Your answer is a single number: the count of lines that contain the string "this".

Records with drawing code:

______________________________

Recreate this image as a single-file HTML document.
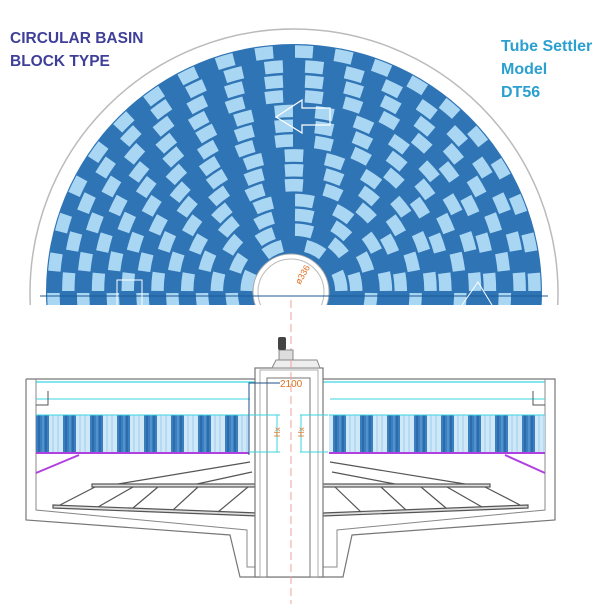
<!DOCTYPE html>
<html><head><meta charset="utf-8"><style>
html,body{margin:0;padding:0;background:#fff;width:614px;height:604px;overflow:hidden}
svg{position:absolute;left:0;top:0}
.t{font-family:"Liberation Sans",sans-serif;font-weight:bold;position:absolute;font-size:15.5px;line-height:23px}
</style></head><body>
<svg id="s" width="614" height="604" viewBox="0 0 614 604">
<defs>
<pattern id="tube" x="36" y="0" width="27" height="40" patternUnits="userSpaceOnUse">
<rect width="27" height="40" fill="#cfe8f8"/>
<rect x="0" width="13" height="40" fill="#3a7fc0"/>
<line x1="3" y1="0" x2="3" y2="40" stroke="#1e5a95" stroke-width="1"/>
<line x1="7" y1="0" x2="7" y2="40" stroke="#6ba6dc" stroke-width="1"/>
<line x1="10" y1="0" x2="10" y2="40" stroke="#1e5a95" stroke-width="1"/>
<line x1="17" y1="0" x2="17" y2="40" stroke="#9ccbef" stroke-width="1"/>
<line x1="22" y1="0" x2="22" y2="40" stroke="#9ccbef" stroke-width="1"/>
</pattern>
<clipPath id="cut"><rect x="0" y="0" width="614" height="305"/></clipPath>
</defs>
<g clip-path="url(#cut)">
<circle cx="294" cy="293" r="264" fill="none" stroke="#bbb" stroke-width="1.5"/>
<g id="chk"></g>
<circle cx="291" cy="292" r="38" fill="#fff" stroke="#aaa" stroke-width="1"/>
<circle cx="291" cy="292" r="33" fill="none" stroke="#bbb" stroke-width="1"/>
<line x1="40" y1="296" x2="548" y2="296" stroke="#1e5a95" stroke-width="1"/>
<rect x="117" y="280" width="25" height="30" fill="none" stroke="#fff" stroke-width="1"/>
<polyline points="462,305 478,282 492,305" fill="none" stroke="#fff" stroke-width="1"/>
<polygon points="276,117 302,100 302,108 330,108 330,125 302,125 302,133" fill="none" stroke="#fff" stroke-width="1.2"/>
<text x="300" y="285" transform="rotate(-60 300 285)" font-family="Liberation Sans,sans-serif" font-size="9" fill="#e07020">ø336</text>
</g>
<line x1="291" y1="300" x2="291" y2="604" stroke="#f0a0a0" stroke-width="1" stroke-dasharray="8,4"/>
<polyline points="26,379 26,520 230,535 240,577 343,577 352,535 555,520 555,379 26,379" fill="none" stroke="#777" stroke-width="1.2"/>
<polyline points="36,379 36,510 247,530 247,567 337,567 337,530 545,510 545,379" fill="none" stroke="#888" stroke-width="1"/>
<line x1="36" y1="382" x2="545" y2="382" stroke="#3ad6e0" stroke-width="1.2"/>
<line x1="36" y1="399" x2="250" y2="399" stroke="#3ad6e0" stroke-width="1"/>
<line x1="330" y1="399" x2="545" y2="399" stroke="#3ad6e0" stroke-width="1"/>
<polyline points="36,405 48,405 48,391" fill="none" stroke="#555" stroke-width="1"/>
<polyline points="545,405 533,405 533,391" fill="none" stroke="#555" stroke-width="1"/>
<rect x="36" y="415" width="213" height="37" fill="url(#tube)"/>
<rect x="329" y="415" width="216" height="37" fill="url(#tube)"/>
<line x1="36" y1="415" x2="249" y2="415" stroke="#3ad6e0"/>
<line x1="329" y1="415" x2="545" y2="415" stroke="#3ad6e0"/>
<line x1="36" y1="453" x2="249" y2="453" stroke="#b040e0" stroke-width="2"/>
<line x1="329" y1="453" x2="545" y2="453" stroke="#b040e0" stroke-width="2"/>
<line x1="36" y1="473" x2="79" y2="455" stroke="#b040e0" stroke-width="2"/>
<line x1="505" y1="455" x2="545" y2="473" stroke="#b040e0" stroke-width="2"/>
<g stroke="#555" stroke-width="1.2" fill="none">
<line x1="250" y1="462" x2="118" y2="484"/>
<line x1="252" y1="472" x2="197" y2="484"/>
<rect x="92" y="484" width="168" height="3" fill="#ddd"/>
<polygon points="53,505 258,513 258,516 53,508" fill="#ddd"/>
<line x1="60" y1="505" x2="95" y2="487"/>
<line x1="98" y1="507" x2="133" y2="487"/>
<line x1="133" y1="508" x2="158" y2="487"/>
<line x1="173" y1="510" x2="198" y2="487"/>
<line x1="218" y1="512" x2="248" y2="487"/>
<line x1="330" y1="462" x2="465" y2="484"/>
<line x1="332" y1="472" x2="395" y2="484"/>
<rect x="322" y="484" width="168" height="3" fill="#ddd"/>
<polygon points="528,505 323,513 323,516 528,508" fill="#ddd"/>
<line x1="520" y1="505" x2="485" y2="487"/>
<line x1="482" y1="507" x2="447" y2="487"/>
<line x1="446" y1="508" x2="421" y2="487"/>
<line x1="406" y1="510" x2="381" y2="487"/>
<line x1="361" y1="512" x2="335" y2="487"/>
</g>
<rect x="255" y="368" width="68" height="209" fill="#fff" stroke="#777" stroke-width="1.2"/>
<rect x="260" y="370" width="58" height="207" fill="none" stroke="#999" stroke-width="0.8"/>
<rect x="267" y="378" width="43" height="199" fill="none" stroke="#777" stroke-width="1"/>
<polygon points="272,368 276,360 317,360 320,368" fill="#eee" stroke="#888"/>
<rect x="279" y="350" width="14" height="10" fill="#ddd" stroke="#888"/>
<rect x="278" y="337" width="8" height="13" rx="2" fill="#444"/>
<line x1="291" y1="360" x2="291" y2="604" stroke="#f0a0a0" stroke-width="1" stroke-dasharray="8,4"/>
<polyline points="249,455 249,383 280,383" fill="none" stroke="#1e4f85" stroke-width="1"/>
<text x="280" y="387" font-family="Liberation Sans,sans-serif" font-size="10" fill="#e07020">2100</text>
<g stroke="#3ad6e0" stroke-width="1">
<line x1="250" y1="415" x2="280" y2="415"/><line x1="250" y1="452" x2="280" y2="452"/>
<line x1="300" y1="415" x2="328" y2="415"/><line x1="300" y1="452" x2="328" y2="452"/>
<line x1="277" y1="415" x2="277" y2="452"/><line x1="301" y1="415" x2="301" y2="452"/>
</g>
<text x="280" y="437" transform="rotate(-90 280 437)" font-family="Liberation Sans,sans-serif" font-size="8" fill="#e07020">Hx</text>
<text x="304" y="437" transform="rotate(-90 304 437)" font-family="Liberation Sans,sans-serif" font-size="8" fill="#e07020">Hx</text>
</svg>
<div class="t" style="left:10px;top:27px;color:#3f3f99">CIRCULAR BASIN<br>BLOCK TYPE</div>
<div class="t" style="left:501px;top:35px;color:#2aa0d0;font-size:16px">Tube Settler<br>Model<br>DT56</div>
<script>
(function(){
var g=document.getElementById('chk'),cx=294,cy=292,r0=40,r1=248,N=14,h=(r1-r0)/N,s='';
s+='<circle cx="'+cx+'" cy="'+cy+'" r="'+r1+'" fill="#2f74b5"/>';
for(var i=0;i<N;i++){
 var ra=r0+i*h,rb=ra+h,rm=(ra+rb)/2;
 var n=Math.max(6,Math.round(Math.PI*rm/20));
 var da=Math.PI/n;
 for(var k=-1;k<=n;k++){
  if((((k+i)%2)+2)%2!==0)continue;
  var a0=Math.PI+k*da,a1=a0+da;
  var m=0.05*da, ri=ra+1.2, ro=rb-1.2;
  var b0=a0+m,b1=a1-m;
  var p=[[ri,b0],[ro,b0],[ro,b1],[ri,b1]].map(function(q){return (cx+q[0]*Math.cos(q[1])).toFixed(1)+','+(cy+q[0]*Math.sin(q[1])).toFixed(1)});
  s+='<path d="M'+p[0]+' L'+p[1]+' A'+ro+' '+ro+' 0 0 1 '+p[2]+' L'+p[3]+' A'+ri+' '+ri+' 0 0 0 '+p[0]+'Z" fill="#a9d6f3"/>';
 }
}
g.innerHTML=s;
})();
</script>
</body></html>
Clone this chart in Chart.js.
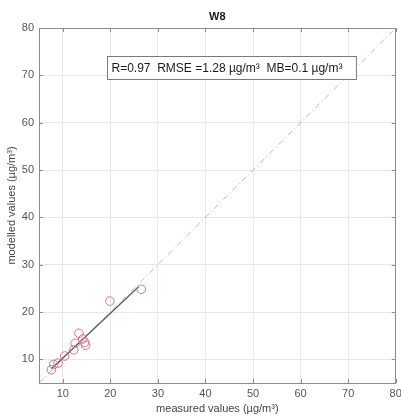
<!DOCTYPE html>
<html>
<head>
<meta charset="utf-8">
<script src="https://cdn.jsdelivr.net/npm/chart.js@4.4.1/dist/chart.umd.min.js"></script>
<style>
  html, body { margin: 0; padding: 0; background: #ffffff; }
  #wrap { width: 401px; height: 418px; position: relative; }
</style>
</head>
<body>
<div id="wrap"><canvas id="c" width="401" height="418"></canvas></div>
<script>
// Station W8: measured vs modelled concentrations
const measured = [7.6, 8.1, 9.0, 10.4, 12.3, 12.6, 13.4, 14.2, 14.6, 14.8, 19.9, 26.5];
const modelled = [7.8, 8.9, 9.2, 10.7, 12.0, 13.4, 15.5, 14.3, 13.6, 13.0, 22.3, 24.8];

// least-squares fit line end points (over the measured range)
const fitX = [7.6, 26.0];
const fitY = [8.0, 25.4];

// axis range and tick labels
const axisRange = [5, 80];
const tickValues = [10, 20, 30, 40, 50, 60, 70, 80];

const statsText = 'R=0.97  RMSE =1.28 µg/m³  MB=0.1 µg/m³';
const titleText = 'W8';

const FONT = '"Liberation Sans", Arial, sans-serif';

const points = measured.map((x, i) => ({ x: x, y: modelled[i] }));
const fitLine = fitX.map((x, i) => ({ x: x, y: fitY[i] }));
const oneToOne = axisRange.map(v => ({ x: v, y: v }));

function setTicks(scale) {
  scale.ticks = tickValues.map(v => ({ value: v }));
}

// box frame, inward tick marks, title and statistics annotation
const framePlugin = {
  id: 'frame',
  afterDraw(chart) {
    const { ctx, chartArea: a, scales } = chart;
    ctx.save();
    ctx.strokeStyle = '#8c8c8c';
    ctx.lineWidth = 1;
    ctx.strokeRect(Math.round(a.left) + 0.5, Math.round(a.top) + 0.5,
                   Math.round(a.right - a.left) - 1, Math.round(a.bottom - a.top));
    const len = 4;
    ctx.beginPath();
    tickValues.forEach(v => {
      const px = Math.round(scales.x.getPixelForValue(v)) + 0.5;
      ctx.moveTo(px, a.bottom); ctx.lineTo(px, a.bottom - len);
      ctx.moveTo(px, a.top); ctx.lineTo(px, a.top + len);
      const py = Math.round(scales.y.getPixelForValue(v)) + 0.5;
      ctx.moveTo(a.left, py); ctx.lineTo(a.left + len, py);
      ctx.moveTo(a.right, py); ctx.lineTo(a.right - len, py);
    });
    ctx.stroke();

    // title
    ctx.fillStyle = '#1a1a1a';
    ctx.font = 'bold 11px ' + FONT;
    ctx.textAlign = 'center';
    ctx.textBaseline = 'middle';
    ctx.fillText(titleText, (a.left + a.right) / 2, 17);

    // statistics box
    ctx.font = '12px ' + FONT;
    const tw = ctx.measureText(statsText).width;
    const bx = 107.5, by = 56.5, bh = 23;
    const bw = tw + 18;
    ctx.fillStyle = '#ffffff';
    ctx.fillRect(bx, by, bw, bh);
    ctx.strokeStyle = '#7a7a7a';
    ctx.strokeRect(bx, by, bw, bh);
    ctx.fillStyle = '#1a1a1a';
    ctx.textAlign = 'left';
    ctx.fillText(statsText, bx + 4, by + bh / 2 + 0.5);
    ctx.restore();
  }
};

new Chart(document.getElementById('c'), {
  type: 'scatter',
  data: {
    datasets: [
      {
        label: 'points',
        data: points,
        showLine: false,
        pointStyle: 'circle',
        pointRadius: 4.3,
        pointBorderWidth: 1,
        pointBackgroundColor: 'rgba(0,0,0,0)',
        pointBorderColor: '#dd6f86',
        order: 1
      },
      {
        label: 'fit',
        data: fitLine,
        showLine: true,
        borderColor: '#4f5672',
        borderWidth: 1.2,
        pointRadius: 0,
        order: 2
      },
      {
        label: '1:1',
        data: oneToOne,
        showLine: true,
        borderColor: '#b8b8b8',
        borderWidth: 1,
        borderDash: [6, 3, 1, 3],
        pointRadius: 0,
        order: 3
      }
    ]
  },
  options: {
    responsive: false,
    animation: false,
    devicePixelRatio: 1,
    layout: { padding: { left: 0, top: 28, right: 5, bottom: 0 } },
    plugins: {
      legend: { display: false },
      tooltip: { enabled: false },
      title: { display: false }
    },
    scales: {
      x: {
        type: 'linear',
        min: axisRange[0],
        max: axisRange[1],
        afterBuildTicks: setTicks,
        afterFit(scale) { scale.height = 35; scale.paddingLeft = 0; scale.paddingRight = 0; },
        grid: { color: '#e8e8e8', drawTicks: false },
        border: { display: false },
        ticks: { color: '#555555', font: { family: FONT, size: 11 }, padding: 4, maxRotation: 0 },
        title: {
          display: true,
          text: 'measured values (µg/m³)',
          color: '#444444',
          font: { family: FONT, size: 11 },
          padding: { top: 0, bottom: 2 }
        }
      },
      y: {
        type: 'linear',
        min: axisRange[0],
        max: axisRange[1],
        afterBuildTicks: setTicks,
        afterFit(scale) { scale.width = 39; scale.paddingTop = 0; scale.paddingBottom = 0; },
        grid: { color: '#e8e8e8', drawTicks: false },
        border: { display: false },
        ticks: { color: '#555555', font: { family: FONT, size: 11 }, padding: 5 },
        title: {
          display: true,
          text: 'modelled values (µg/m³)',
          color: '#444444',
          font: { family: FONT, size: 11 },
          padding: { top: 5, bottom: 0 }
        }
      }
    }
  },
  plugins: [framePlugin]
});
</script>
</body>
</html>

______________________________

■ FULL ANSWER: 2